__Provided material__.

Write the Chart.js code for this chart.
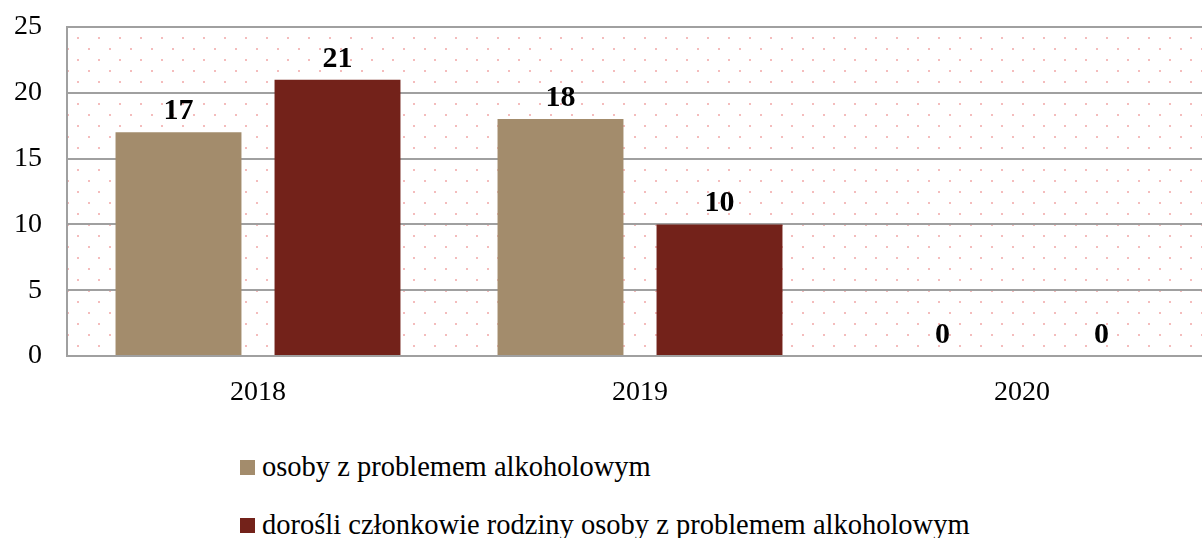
<!DOCTYPE html>
<html>
<head>
<meta charset="utf-8">
<script src="https://cdn.jsdelivr.net/npm/chart.js@4/dist/chart.umd.min.js"></script>
<style>
  html, body { margin: 0; padding: 0; background: #fff; overflow: hidden; width: 1202px; height: 538px; }
  #wrap { position: absolute; left: 0; top: 0; width: 1213px; height: 420px; }
  #legend { position: absolute; left: 240px; top: 452px; font-family: "Liberation Serif", serif; font-size: 28.5px; color: #000; }
  #legend .item { display: flex; align-items: center; height: 30px; margin-bottom: 28px; white-space: nowrap; }
  #legend .box { width: 15px; height: 15px; margin-right: 7px; }
</style>
</head>
<body>
<div id="wrap"><canvas id="chart" width="1213" height="420"></canvas></div>
<div id="legend"></div>
<script>
// dane wykresu
const years = ['2018', '2019', '2020'];
const osobyZProblemem = [17, 18, 0];
const dorosliCzlonkowie = [21, 10, 0];
const seriesNames = ['osoby z problemem alkoholowym', 'dorośli członkowie rodziny osoby z problemem alkoholowym'];
const seriesColors = ['#a38c6c', '#73221a'];
const yTicks = [0, 5, 10, 15, 20, 25];

const FONT = '"Liberation Serif", serif';

// tło obszaru wykresu: różowe kropki
function makeDots() {
    const c = document.createElement('canvas');
    c.width = 21; c.height = 22;
    const g = c.getContext('2d');
    g.fillStyle = '#fff';
    g.fillRect(0, 0, 21, 22);
    g.fillStyle = '#f4bcbc';
    g.fillRect(4, 4, 2, 2);
    g.fillRect(14, 15, 2, 2);
    return c;
}

const dotsBackground = {
    id: 'dotsBackground',
    beforeDraw(chart) {
        const { ctx, chartArea: a } = chart;
        ctx.save();
        ctx.fillStyle = ctx.createPattern(makeDots(), 'repeat');
        ctx.fillRect(a.left, a.top, a.right - a.left, a.bottom - a.top);
        ctx.restore();
    }
};

// etykiety wartości nad słupkami
const valueLabels = {
    id: 'valueLabels',
    afterDatasetsDraw(chart) {
        const ctx = chart.ctx;
        ctx.save();
        ctx.font = 'bold 30px ' + FONT;
        ctx.fillStyle = '#000';
        ctx.textAlign = 'center';
        ctx.textBaseline = 'alphabetic';
        chart.data.datasets.forEach((ds, i) => {
            chart.getDatasetMeta(i).data.forEach((bar, j) => {
                ctx.fillText(String(ds.data[j]), bar.x, bar.y - 13);
            });
        });
        ctx.restore();
    }
};

const chart = new Chart(document.getElementById('chart'), {
    type: 'bar',
    data: {
        labels: years,
        datasets: [
            { label: seriesNames[0], data: osobyZProblemem, backgroundColor: seriesColors[0] },
            { label: seriesNames[1], data: dorosliCzlonkowie, backgroundColor: seriesColors[1] }
        ]
    },
    options: {
        responsive: false,
        animation: false,
        layout: { padding: { top: 27, right: 0, bottom: 0, left: 0 } },
        datasets: { bar: { categoryPercentage: 0.8325, barPercentage: 0.792 } },
        plugins: { legend: { display: false }, tooltip: { enabled: false } },
        scales: {
            x: {
                grid: { display: false, drawTicks: false },
                border: { display: true, color: '#a0a0a0', width: 2 },
                ticks: { color: '#000', font: { family: FONT, size: 28 }, padding: 20 },
                afterFit(s) { s.height = 64; s.paddingLeft = 0; s.paddingRight = 0; }
            },
            y: {
                min: 0, max: 25,
                afterBuildTicks(s) { s.ticks = yTicks.map(v => ({ value: v })); },
                grid: { color: '#a0a0a0', lineWidth: 2, drawTicks: false },
                border: { display: true, color: '#a0a0a0', width: 2 },
                ticks: { color: '#000', font: { family: FONT, size: 28 }, padding: 25 },
                afterFit(s) { s.width = 67; s.paddingTop = 0; s.paddingBottom = 0; }
            }
        }
    },
    plugins: [dotsBackground, valueLabels]
});

// legenda (pionowa, wyrównana do lewej)
const legend = document.getElementById('legend');
chart.data.datasets.forEach(ds => {
    const item = document.createElement('div');
    item.className = 'item';
    const box = document.createElement('span');
    box.className = 'box';
    box.style.background = ds.backgroundColor;
    const txt = document.createElement('span');
    txt.textContent = ds.label;
    item.appendChild(box);
    item.appendChild(txt);
    legend.appendChild(item);
});
</script>
</body>
</html>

__Written instruction__. All of the material above needs to be restated exactly, with no pictures.

__Solution__.
Write the Chart.js code for this chart.
<!DOCTYPE html>
<html>
<head>
<meta charset="utf-8">
<script src="https://cdn.jsdelivr.net/npm/chart.js@4/dist/chart.umd.min.js"></script>
<style>
  html, body { margin: 0; padding: 0; background: #fff; overflow: hidden; width: 1202px; height: 538px; }
  #wrap { position: absolute; left: 0; top: 0; width: 1213px; height: 420px; }
  #legend { position: absolute; left: 240px; top: 452px; font-family: "Liberation Serif", serif; font-size: 28.5px; color: #000; }
  #legend .item { display: flex; align-items: center; height: 30px; margin-bottom: 28px; white-space: nowrap; }
  #legend .box { width: 15px; height: 15px; margin-right: 7px; }
</style>
</head>
<body>
<div id="wrap"><canvas id="chart" width="1213" height="420"></canvas></div>
<div id="legend"></div>
<script>
// dane wykresu
const years = ['2018', '2019', '2020'];
const osobyZProblemem = [17, 18, 0];
const dorosliCzlonkowie = [21, 10, 0];
const seriesNames = ['osoby z problemem alkoholowym', 'dorośli członkowie rodziny osoby z problemem alkoholowym'];
const seriesColors = ['#a38c6c', '#73221a'];
const yTicks = [0, 5, 10, 15, 20, 25];

const FONT = '"Liberation Serif", serif';

// tło obszaru wykresu: różowe kropki
function makeDots() {
    const c = document.createElement('canvas');
    c.width = 21; c.height = 22;
    const g = c.getContext('2d');
    g.fillStyle = '#fff';
    g.fillRect(0, 0, 21, 22);
    g.fillStyle = '#f4bcbc';
    g.fillRect(4, 4, 2, 2);
    g.fillRect(14, 15, 2, 2);
    return c;
}

const dotsBackground = {
    id: 'dotsBackground',
    beforeDraw(chart) {
        const { ctx, chartArea: a } = chart;
        ctx.save();
        ctx.fillStyle = ctx.createPattern(makeDots(), 'repeat');
        ctx.fillRect(a.left, a.top, a.right - a.left, a.bottom - a.top);
        ctx.restore();
    }
};

// etykiety wartości nad słupkami
const valueLabels = {
    id: 'valueLabels',
    afterDatasetsDraw(chart) {
        const ctx = chart.ctx;
        ctx.save();
        ctx.font = 'bold 30px ' + FONT;
        ctx.fillStyle = '#000';
        ctx.textAlign = 'center';
        ctx.textBaseline = 'alphabetic';
        chart.data.datasets.forEach((ds, i) => {
            chart.getDatasetMeta(i).data.forEach((bar, j) => {
                ctx.fillText(String(ds.data[j]), bar.x, bar.y - 13);
            });
        });
        ctx.restore();
    }
};

const chart = new Chart(document.getElementById('chart'), {
    type: 'bar',
    data: {
        labels: years,
        datasets: [
            { label: seriesNames[0], data: osobyZProblemem, backgroundColor: seriesColors[0] },
            { label: seriesNames[1], data: dorosliCzlonkowie, backgroundColor: seriesColors[1] }
        ]
    },
    options: {
        responsive: false,
        animation: false,
        layout: { padding: { top: 27, right: 0, bottom: 0, left: 0 } },
        datasets: { bar: { categoryPercentage: 0.8325, barPercentage: 0.792 } },
        plugins: { legend: { display: false }, tooltip: { enabled: false } },
        scales: {
            x: {
                grid: { display: false, drawTicks: false },
                border: { display: true, color: '#a0a0a0', width: 2 },
                ticks: { color: '#000', font: { family: FONT, size: 28 }, padding: 20 },
                afterFit(s) { s.height = 64; s.paddingLeft = 0; s.paddingRight = 0; }
            },
            y: {
                min: 0, max: 25,
                afterBuildTicks(s) { s.ticks = yTicks.map(v => ({ value: v })); },
                grid: { color: '#a0a0a0', lineWidth: 2, drawTicks: false },
                border: { display: true, color: '#a0a0a0', width: 2 },
                ticks: { color: '#000', font: { family: FONT, size: 28 }, padding: 25 },
                afterFit(s) { s.width = 67; s.paddingTop = 0; s.paddingBottom = 0; }
            }
        }
    },
    plugins: [dotsBackground, valueLabels]
});

// legenda (pionowa, wyrównana do lewej)
const legend = document.getElementById('legend');
chart.data.datasets.forEach(ds => {
    const item = document.createElement('div');
    item.className = 'item';
    const box = document.createElement('span');
    box.className = 'box';
    box.style.background = ds.backgroundColor;
    const txt = document.createElement('span');
    txt.textContent = ds.label;
    item.appendChild(box);
    item.appendChild(txt);
    legend.appendChild(item);
});
</script>
</body>
</html>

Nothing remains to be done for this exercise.